Respondents contend that said equipments, the movable, are immobilized by destination, in accordance with paragraph 5 of Article 415 of the New Civil Code which provides:

"ART. 415.—The following are immovable properties:

* * * * * * *

"(5) Machinery, receptacles, instruments or implements intended by the owner of the tenement for an industry or works which maybe carried on in a building or on a piece of land, and which tend directly to meet the needs of the said industry or works." (Italics ours.)

* * * * * * *

Note that the stipulation expressly states that the equipment are pllaced on wooden or cement platforms. They can be moved around and about in petitioner’s repair shop. In the case of B. H. Berkenkotter vs. Cu Unjieng, 61 Phil. 663, the Supreme Court said:

"Article 344 (Now Art. 415), paragraph (5) of the Civil Code, gives the character of real property to 'machinery, liquid containers, instruments or implements intended by the owner of any building or land for use in connection with any industry or trade being carried on therein and which are expressly adapted to meet the requirements of such trade or industry.'

"If the installation of the machinery and equipment in question in the central of the Mabalacat Sugar Co., Inc., in lieu of the other of less capacity existing therein, for its sugar industry, converted them into real property by reason of their purpose, it cannot be said that their incorporation therewith was not permanent in character because, as essential and principal elements of a sugar central, without them the sugar central would be unable to function or carry on the industrial purpose for which it was established. Inasmuch as the central is permanent in character, the necessary machinery and equipment installed for carrying on the sugar industry for which it has been established must necessarily be permanent." (Italics ours.)
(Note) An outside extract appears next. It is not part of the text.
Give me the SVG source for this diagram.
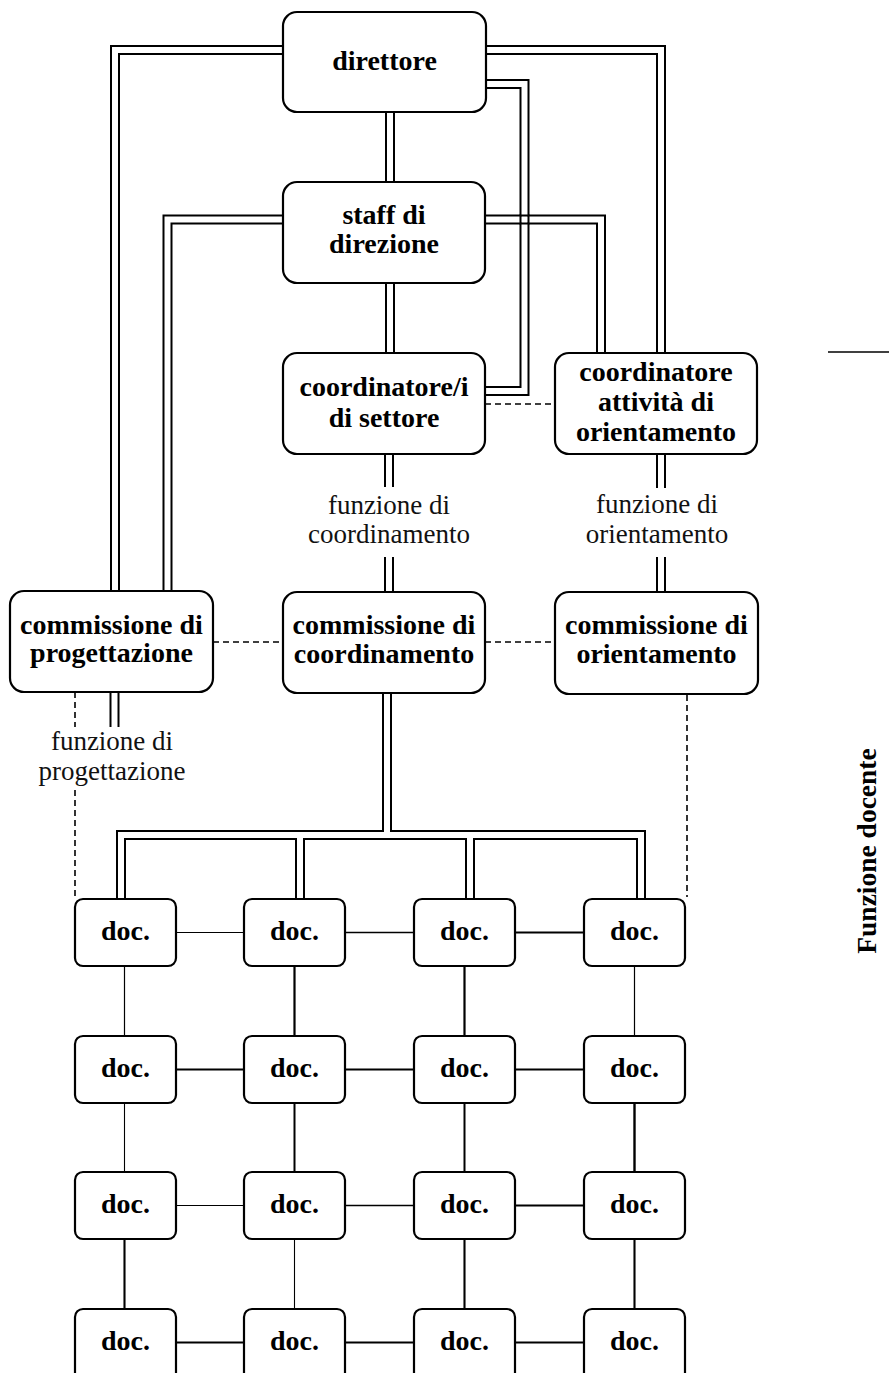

So that movable equipments to be immobilized in contemplation of the law must first be "essential and principal elements" of an industry or works without which such industry or works would be "unable to function or carry on the industrial purpose for which it was established." We may here distinguish, therefore, those movables which become immobilized by destination because they are essential and principal elements in the industry from those which may not be so considered immobilized because they are merely incidental, not essential and principal. Thus, cash registers, typewriters, etc., usually found and used in hotels, restaurants, theaters, etc. are merely incidentals and are not and should not be considered immobilized by destination, for these businesses can continue or carry on their functions without these equipments. Airline companies use forklifts, jeep-wagons, pressure pumps, IMB machines, etc. which are incidentals, not essentials, and thus retain their movable nature. On the other hand, machineries of breweries used in the manufacture of liquor and soft drinks, though movable in nature, are immobilized because they are essential to said industries; but the delivery trucks and adding machines which they usually own and use and are found within their industrial compounds are merely incidentals and retain their movable nature.

Similarly, the tools and equipments in question in this instant case are, by their nature, not essential and principal elements of petitioner's business of transporting passengers and cargoes by motor trucks. They are merely incidentals—acquired as movables and used only for expediency to facilitate and/or improve its service. Even without such tools and equipments, its business may be carried on, as petitioner has carried on, without such equipments, before the war. The transportation business could be carried on without the repair or service shop if its rolling equipment is repaired or serviced in another shop belonging to another.

The law that governs the determination of the question at issue is as follows:

" * * * * * * *

ART. 415. The following are immovable property:

"(5) Machinery, receptacles, instruments or implements intended by the owner of the tenement for an industry or works which may be carried on in a building or on a piece of land, and which tend directly to meet the needs of the said industry or works;" (Civil Code of the Phil.)

Aside from the element of essentiality the above-quoted provision also requires that the industry or works be carried on in a building or on a piece of land. Thus in the case of Berkenkotter vs. Cu Unjieng, supra, the "machinery, liquid containers, and instruments or implements" are found in a building constructed on the land. A saw-mill would also be installed in a buillding on land more or less permanently, and the sawing is conducted in the land or building.

But in the case at bar the equipments in question are destined only to repair or service the transportation business, which is not carried on in a building or permanently on a piece of land, as demanded by the law. Said equipments may not, therefore, be deemed real property.

Resuming what we have set forth above, we hold that the equipments in question are not absolutely essential to the petitioner's transportation business, and petitioner's business is not carried on in a building, tenement or on a specified land, so said equipment may not be considered real estate within the meaning of Article 415 (c) of the Civil Code.

Wherefore, the decision subject of the petition for review is hereby set aside and the equipment in question declared not subject to assessment as real estate for the purposes of the real estate tax. Without costs. So ordered.

Bengzon, C. J., Padilla, Bautista Angelo, Reyes, J. B. L., Paredes, Dizon, and Makalintal, JJ., concur.